MP for Ngella
- In office 27 February 2013 – 18 April 2014
- Preceded by: Mark Kemakeza
- Succeeded by: to be determined

Personal details
- Born: 13 November 1956
- Died: 18 April 2014 (aged 57)
- Alma mater: University of Bradford

= Johnley Hatimoana =

Solomon Islands politician (1956–2014)

Johnley Tekiou Hatimoana (13 November 1956 – 18 April 2014) was a Solomon Islands trade unionist and politician.

A graduate of the University of Bradford in England, he became a school teacher and a trade unionist in the Solomons, eventually becoming General Secretary of the Solomon Islands National Teachers Association. As such, he negotiated improvements for working conditions and benefits for teachers.
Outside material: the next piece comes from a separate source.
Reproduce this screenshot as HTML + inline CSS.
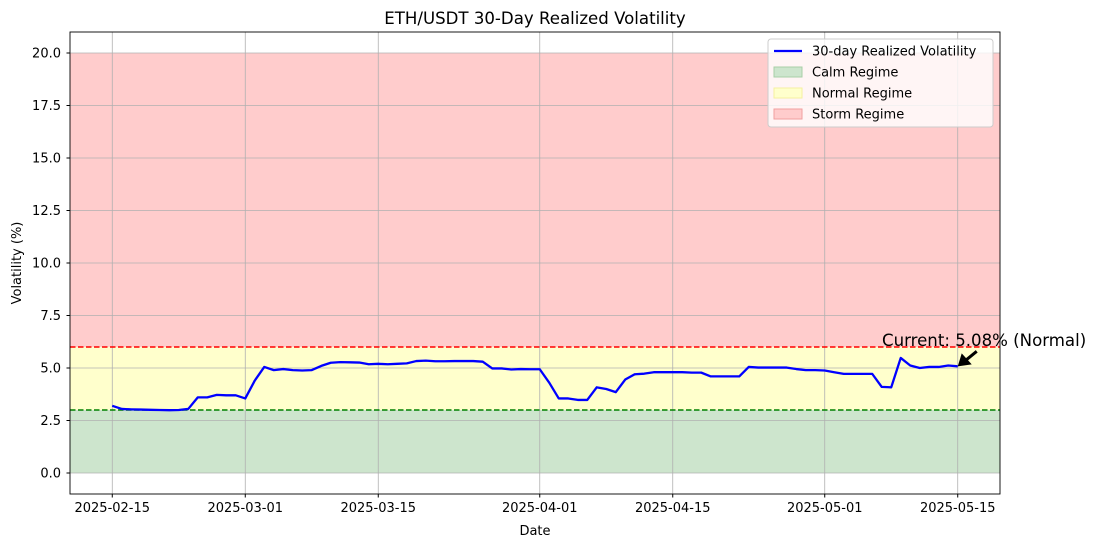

He was first elected to the National Parliament of Solomon Islands in a by-election in the Ngella constituency on 27 February 2013. The by-election followed Liberal MP Mark Kemakeza's forced resignation from Parliament upon being convicted and gaoled for embezzlement. Hatimoana was elected easily, seeing off a field of nine other candidates and obtaining more than twice as many votes as his closest competitor. He sat on the benches of the Opposition to Prime Minister Gordon Darcy Lilo's government.

Hatimoana was an MP for less than fourteen months. On 17 April 2014 (a day of parliamentary sitting), he was taken suddenly ill with severe pneumonia, and died in hospital the following day. No by-election was needed to replace him, as the next general election was only a few months away.